Журнал «Двадцатый век» имел подзаголовок «Тетради в защиту немецких порядков и немецкого блага». Сравнивая публицистические выступления Томаса Манна в этом журнале с его первыми новеллами, с трудом веришь, что то и другое написано одним и тем же лицом. Самобытный, ироничный, чуткий к противоречивости человеческих характеров художник выходит на журналистскую трибуну с набором общих фраз националистического и шовинистического толка. «...Немцы, — пишет, например, двадцатилетний Томас Манн в одной из этих статей, — являясь самым молодым и самым здоровым культурным народом Европы, призваны, как ни одна другая нация, быть и оставаться носителями любви к отечеству, религии и преданности семейному очагу».

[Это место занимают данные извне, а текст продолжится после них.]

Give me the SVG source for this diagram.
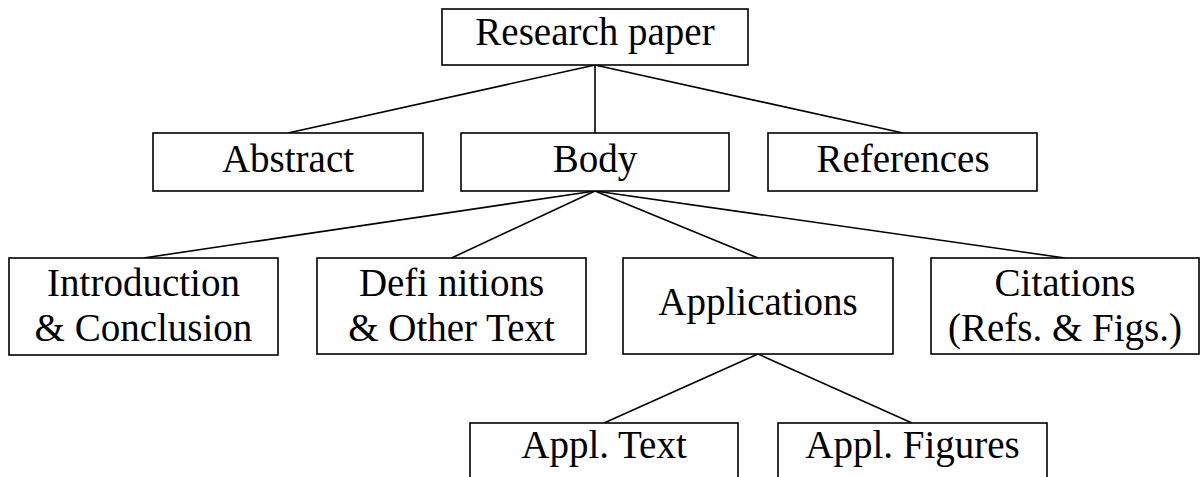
<svg xmlns="http://www.w3.org/2000/svg" width="1200" height="477" viewBox="0 0 1200 477">
<style>
rect{fill:#fff;stroke:#000;stroke-width:1.6}
line{stroke:#000;stroke-width:1.6}
text{font-family:"Liberation Serif","Times New Roman",serif;font-size:39px;fill:#000;text-anchor:middle}
</style>
<rect x="0" y="0" width="1200" height="477" style="stroke:none"/>
<g id="connectors">
<line x1="595" y1="65" x2="288" y2="133"/>
<line x1="595" y1="65" x2="595" y2="133"/>
<line x1="595" y1="65" x2="903" y2="133"/>
<line x1="595" y1="191" x2="143.5" y2="258"/>
<line x1="595" y1="191" x2="451.5" y2="258"/>
<line x1="595" y1="191" x2="758" y2="258"/>
<line x1="595" y1="191" x2="1065" y2="258"/>
<line x1="758" y1="354" x2="604" y2="423"/>
<line x1="758" y1="354" x2="912" y2="423"/>
</g>
<g id="research-paper">
<rect x="442" y="9" width="306" height="56"/>
<text x="595" y="45">Research paper</text>
</g>
<g id="abstract">
<rect x="153" y="133" width="270" height="58"/>
<text x="288" y="172">Abstract</text>
</g>
<g id="body">
<rect x="461" y="133" width="268" height="58"/>
<text x="595" y="172">Body</text>
</g>
<g id="references">
<rect x="768" y="133" width="269" height="58"/>
<text x="903" y="172">References</text>
</g>
<g id="introduction">
<rect x="9" y="258" width="269" height="97"/>
<text x="143.5" y="296">Introduction</text>
<text x="143.5" y="341">&amp; Conclusion</text>
</g>
<g id="definitions">
<rect x="317" y="258" width="269" height="96"/>
<text x="451.5" y="296">Defi nitions</text>
<text x="451.5" y="341">&amp; Other Text</text>
</g>
<g id="applications">
<rect x="623" y="258" width="270" height="96"/>
<text x="758" y="315">Applications</text>
</g>
<g id="citations">
<rect x="931" y="258" width="268" height="96"/>
<text x="1065" y="296">Citations</text>
<text x="1065" y="341">(Refs. &amp; Figs.)</text>
</g>
<g id="appl-text">
<rect x="470" y="423" width="268" height="70"/>
<text x="604" y="458">Appl. Text</text>
</g>
<g id="appl-figures">
<rect x="778" y="423" width="269" height="70"/>
<text x="912.5" y="458">Appl. Figures</text>
</g>
</svg>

Ощущая духовную неравноценность ранней своей публицистики и своего художественного творчества, «писательства», как он выражался, и «музицирования», тридцатилетний Томас Манн скажет, что «писательство» вызывает у него мучительное чувство, что им он себя напрасно компрометирует и что было бы гораздо умнее оставаться при своей «музыке». Однако он же сорокалетний — об этом речь впереди — и вовсе отложит на время «музыку» ради «писательства», компрометируя себя тем, что разовьет и углубит в «Размышлениях аполитичного» те самые националистические идеи, которые водили пером молодого сотрудника «Двадцатого века». О чем это говорит? Во-первых, о чрезвычайно медленном политическом созревании очень рано созревшего художника. Во-вторых, об его органической неспособности замкнуться в своей «музыке». И с точки зрения того и другого первый же его мюнхенский год был предвосхищением дальнейшего пути.

Италия

Мало ли людей искусства — писателей, живописцев, музыкантов — ездило в Италию именно как в классическую страну искусства, как в огромный, не имеющий себе равных музей, чтобы увидеть античные развалины, прославленные полотна и скульптуры мастеров Возрождения, дворцы и храмы, выстроенные великими зодчими, чтобы и самим подышать воздухом, которым дышали творцы бесценных сокровищ.

Когда Томас Манн в двадцать лет впервые отправился в Италию, он, вероятно, тоже смотрел на свое путешествие прежде всего как на некое образовательное паломничество к святыням европейской культуры. Поехав туда с братом Генрихом на лето — необычное для туристов время было выбрано, надо полагать, ради дешевизны, — он не знал, что вернется в Италию на долгое жительство не для более близкого знакомства с ее художественными сокровищами и не для более прочного соприкосновения с ее природой, а в поисках «места, где можно было бы, укрывшись от мира и без помех, поговорить один на один со своей жизнью, своей судьбой». Последние, взятые в кавычки слова принадлежат, собственно, герою «Доктора Фаустуса» — Адриану Леверкюну, который, точь-в-точь как автор, переселился с мюнхенской Рамбергштрассе в Сабинские горы, в захолустный городок Палестрину, в отличие от автора, правда, в 1911 году, а не на пятнадцать лет раньше. Отнести эти слова к самому Томасу Манну мы позволяем себе не просто на основании такого многозначительного географического совпадения, а потому, что во время своего долгого (октябрь 1896 — апрель 1898) пребывания в Италии он работал гораздо сосредоточеннее, чем до этого в Мюнхене. Почти все новеллы, составившие первый сборник, «Маленький господин Фридеман», были написаны в первые итальянские месяцы. В Италии были начаты «Будденброки, история гибели одного семейства», история собственной семьи автора, его собственная история, которую поистине можно назвать разговором «один на один со своей жизнью, своей судьбой».